Proper inventory management helps keep food costs down and can track your profitability. But many operators still struggle with it because they use complicated, outdated methods that require lots of manual input, take too much time, and lead to too many errors.

That’s why Toast and xtraCHEF by Toast combine to offer an automated inventory management solution that’s based on a strong data foundation. 

xtraCHEF combines invoice processing automation and inventory management in a single platform, so you spend less time flipping between platforms and more time running your restaurant and growing your business.

Here are a few key capabilities:

  • Automatically curated product catalog can make it easier to create count sheets and keep your inventory values accurate. Product grouping capabilities can help you stay organized by keeping products of the same type together if you use multiple vendors for the same ingredient, allowing you to see who has the best price at any given moment.

  • Integrated par level ordering can help maintain par inventory levels by automatically generating order guides based on what you have and need to maintain these levels.

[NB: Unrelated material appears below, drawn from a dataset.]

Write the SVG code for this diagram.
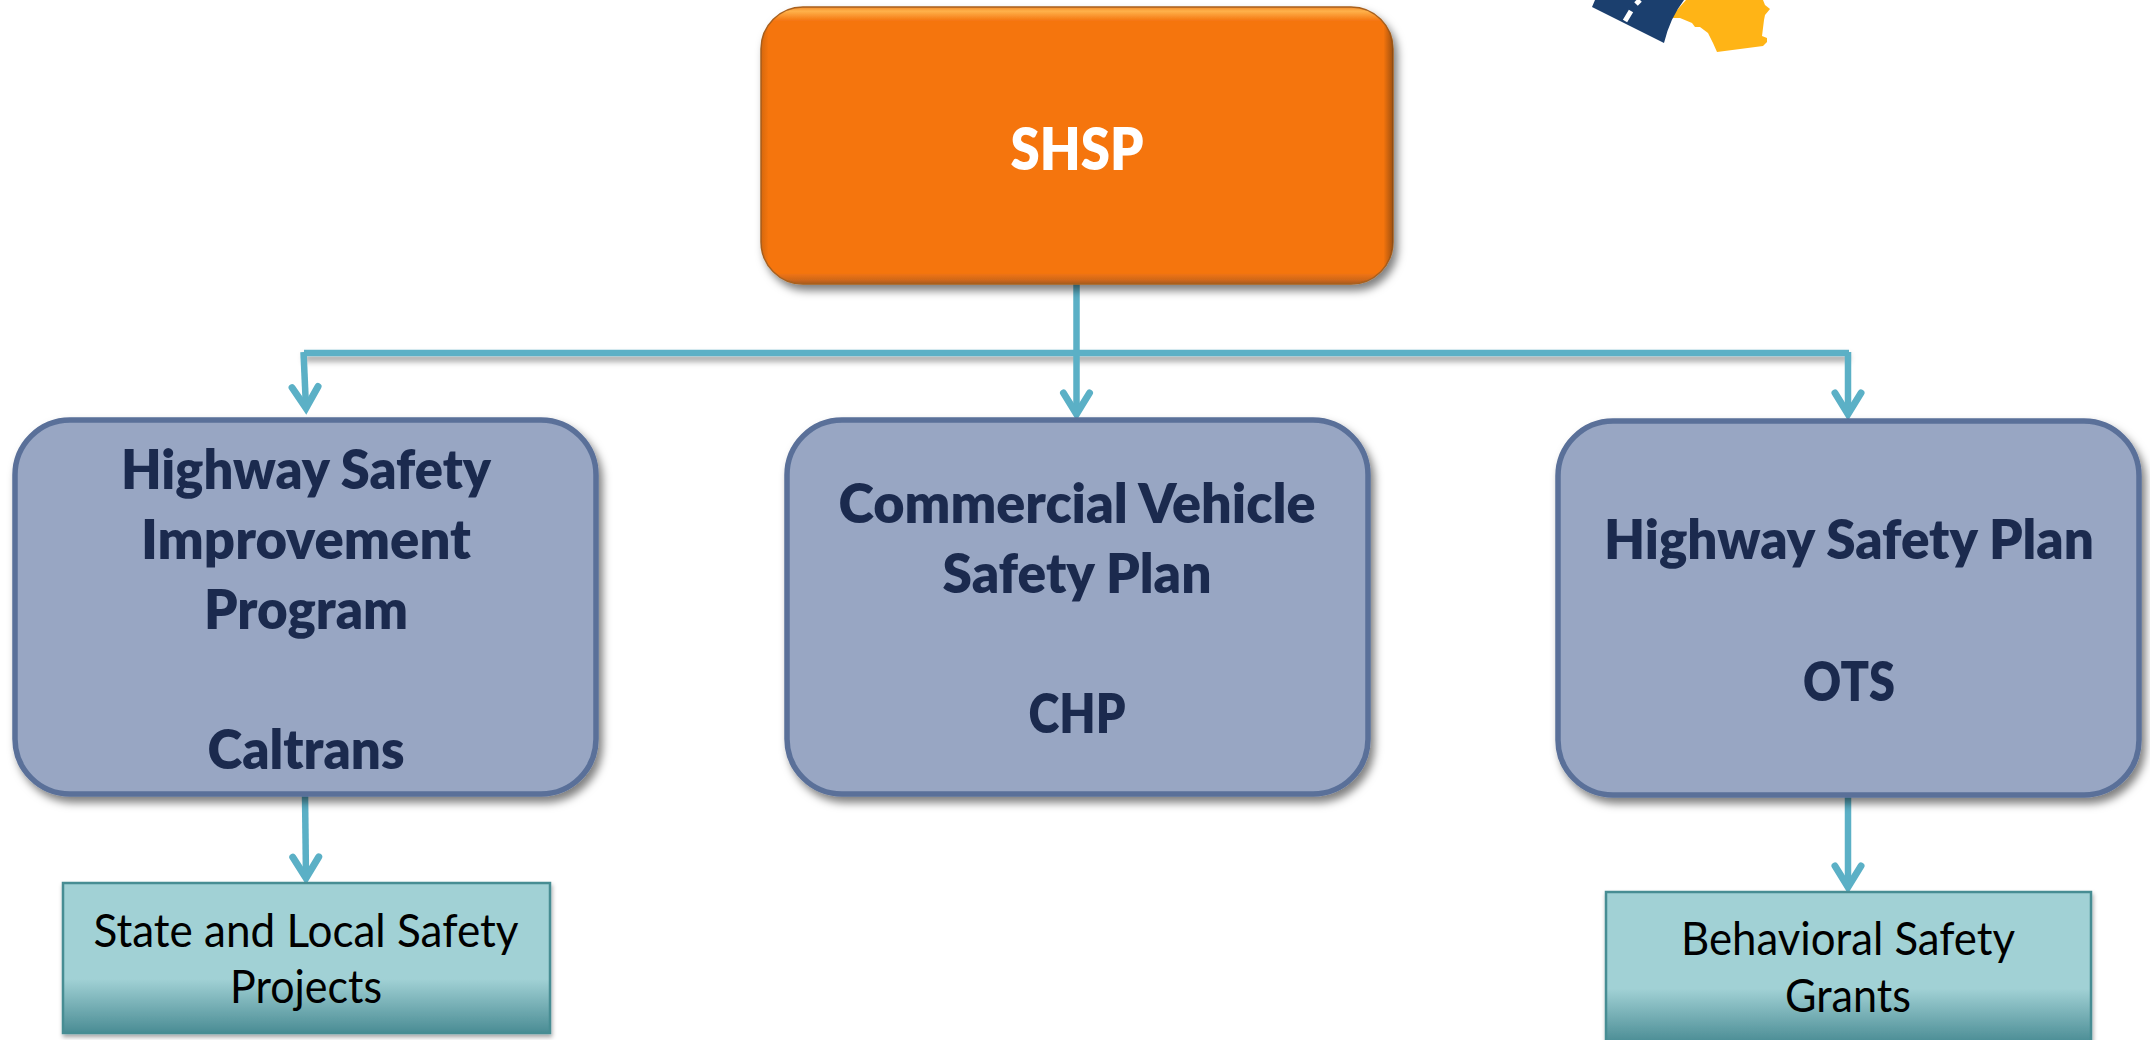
<svg xmlns="http://www.w3.org/2000/svg" width="2150" height="1040" viewBox="0 0 2150 1040">
<style>
text{font-family:"Lato","Open Sans","Liberation Sans",sans-serif;text-anchor:middle}
.h{font-weight:800;font-size:54px;fill:#1B2A4E}
.s{font-weight:400;font-size:46px;fill:#000}
.blue{fill:#98A6C3;stroke:#5A7099;stroke-width:5.5;filter:url(#sh)}
.teal{fill:url(#tg);stroke:#468D93;stroke-width:2.5;filter:url(#sh2)}
.c{fill:none;stroke:#5BB0C6;stroke-width:6.5}
</style>
<defs>
<linearGradient id="og" x1="0" y1="0" x2="0" y2="1">
<stop offset="0" stop-color="#F28A2A"/><stop offset="0.015" stop-color="#FFB24A"/><stop offset="0.05" stop-color="#F57510"/><stop offset="0.96" stop-color="#F57510"/><stop offset="0.985" stop-color="#D0681A"/><stop offset="1" stop-color="#A85A1A"/>
</linearGradient>
<linearGradient id="oe" x1="0" y1="0" x2="1" y2="0">
<stop offset="0" stop-color="#9A5010" stop-opacity="0.35"/><stop offset="0.012" stop-color="#9A5010" stop-opacity="0"/><stop offset="0.985" stop-color="#7A4010" stop-opacity="0"/><stop offset="1" stop-color="#7A4010" stop-opacity="0.7"/>
</linearGradient>
<linearGradient id="tg" x1="0" y1="0" x2="0" y2="1">
<stop offset="0" stop-color="#A1D1D5"/><stop offset="0.64" stop-color="#A1D1D5"/><stop offset="1" stop-color="#4A8C94"/>
</linearGradient>
<filter id="sh" x="-5%" y="-5%" width="112%" height="115%"><feDropShadow dx="4" dy="6" stdDeviation="4.5" flood-color="#000" flood-opacity="0.5"/></filter>
<filter id="sh2" x="-5%" y="-5%" width="110%" height="115%"><feDropShadow dx="1" dy="3" stdDeviation="2" flood-color="#000" flood-opacity="0.35"/></filter>
<filter id="shl" filterUnits="userSpaceOnUse" x="290" y="340" width="1570" height="40"><feDropShadow dx="0" dy="5" stdDeviation="3" flood-color="#000" flood-opacity="0.4"/></filter>
<marker id="ah" markerUnits="userSpaceOnUse" viewBox="-30 -18 40 36" refX="0" refY="0" markerWidth="40" markerHeight="36" orient="auto">
<path d="M-21,-13 L0,0 L-21,13" fill="none" stroke="#5BB0C6" stroke-width="7" stroke-linecap="round"/>
</marker>
</defs>
<rect width="2150" height="1040" fill="#fff"/>
<g id="logo">
<path d="M1686,0 L1670,18 L1680,18 L1692,23 L1695,27 L1700,27 L1708,33 L1713,43 L1717,52 L1763,46 L1767,42 L1767,38 L1762,36 L1764,20 L1765,15 L1770,9 L1765,5 L1763,0 Z" fill="#FFB416"/>
<path d="M1592,7 L1595,0 L1684,0 Q1670,18 1664,43 Z" fill="#1B3F6E"/>
<path d="M1625,21 L1631,11 M1636,4 L1640,0" stroke="#fff" stroke-width="5" fill="none"/>
</g>
<g id="connectors">
<path class="c" d="M304,353 H1849" filter="url(#shl)"/>
<path class="c" d="M1076.5,284 V414" marker-end="url(#ah)"/>
<path class="c" d="M303.5,352 L306,408" marker-end="url(#ah)"/>
<path class="c" d="M1848,352 V414" marker-end="url(#ah)"/>
<path class="c" d="M305,794 L306,878" marker-end="url(#ah)"/>
<path class="c" d="M1848,795 V887" marker-end="url(#ah)"/>
</g>
<g id="node-shsp">
<rect x="761" y="7" width="632" height="277" rx="42" fill="url(#og)" stroke="#A8601E" stroke-width="1.5" filter="url(#sh)"/>
<rect x="761" y="7" width="632" height="277" rx="42" fill="url(#oe)"/>
<text x="1077" y="170" font-weight="800" font-size="58" fill="#fff" textLength="133" lengthAdjust="spacingAndGlyphs">SHSP</text>
</g>
<g id="node-hsip">
<rect class="blue" x="15" y="420" width="581" height="374" rx="55"/>
<text class="h" x="306" y="489" textLength="370" lengthAdjust="spacingAndGlyphs">Highway Safety</text>
<text class="h" x="306" y="559" textLength="330" lengthAdjust="spacingAndGlyphs">Improvement</text>
<text class="h" x="306" y="629" textLength="204" lengthAdjust="spacingAndGlyphs">Program</text>
<text class="h" x="306" y="769" textLength="197" lengthAdjust="spacingAndGlyphs">Caltrans</text>
</g>
<g id="node-cvsp">
<rect class="blue" x="787" y="420" width="581" height="374" rx="55"/>
<text class="h" x="1077" y="523" textLength="477" lengthAdjust="spacingAndGlyphs">Commercial Vehicle</text>
<text class="h" x="1077" y="593" textLength="269" lengthAdjust="spacingAndGlyphs">Safety Plan</text>
<text class="h" x="1077" y="733" textLength="97" lengthAdjust="spacingAndGlyphs">CHP</text>
</g>
<g id="node-hsp">
<rect class="blue" x="1558" y="421" width="581" height="374" rx="55"/>
<text class="h" x="1849" y="559" textLength="490" lengthAdjust="spacingAndGlyphs">Highway Safety Plan</text>
<text class="h" x="1849" y="701" textLength="92" lengthAdjust="spacingAndGlyphs">OTS</text>
</g>
<g id="node-projects">
<rect class="teal" x="63" y="883" width="487" height="150"/>
<text class="s" x="306" y="947" textLength="425" lengthAdjust="spacingAndGlyphs">State and Local Safety</text>
<text class="s" x="306" y="1003" textLength="152" lengthAdjust="spacingAndGlyphs">Projects</text>
</g>
<g id="node-grants">
<rect class="teal" x="1606" y="892" width="485" height="151"/>
<text class="s" x="1848" y="955" textLength="334" lengthAdjust="spacingAndGlyphs">Behavioral Safety</text>
<text class="s" x="1848" y="1012" textLength="126" lengthAdjust="spacingAndGlyphs">Grants</text>
</g>
</svg>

  • An intuitive interface enables you to configure count sheets exactly the way they appear in the kitchen and quickly add or subtract products from your inventory, making inventory management simple for all users. And our mobile inventory management capabilities include autosave features that sync the counts taken into the platform when you reconnect to the internet after a deep dive into the walk-in or freezer.

Learn more about the power of Toast and xtraCHEF by Toast today.

FAQs

How often do restaurants do inventory?

This depends on how often you have deliveries in your restaurant. Most restaurants do inventory check-ins 1 - 2 times per week, but it makes sense to take count of your inventory every time you’re restocking, to make sure that everything is fresh and within its expiration dates.  

How is food cost calculated?

Food cost percentage is calculated by taking the cost of goods sold and dividing that by the revenue or sales generated from that finished dish. Learn more about calculating food cost percentages here. 

How much food inventory should a restaurant carry?

Food inventory management is essential for keeping critical ingredients in stock. You only need to have enough inventory to cover your sales, plus a little bit extra in case of an emergency. For most restaurants, this usually means about 5 - 7 days worth of inventory, if you’re getting 1 - 2 deliveries per week. 

What is a good inventory to sales ratio?

A good inventory to sales ratio is between 4 and 8, which means selling your entire food inventory between four and eight times each month. 

What is the average inventory turnover ratio for restaurant food?

The inventory turnover ratio indicates the number of times the store sold out its inventory in a given time period. A low inventory turnover ratio indicates either low sales or too much inventory in stock, while a high inventory turnover ratio indicates either strong sales or a poor inventory purchasing plan. The restaurant industry average is about five.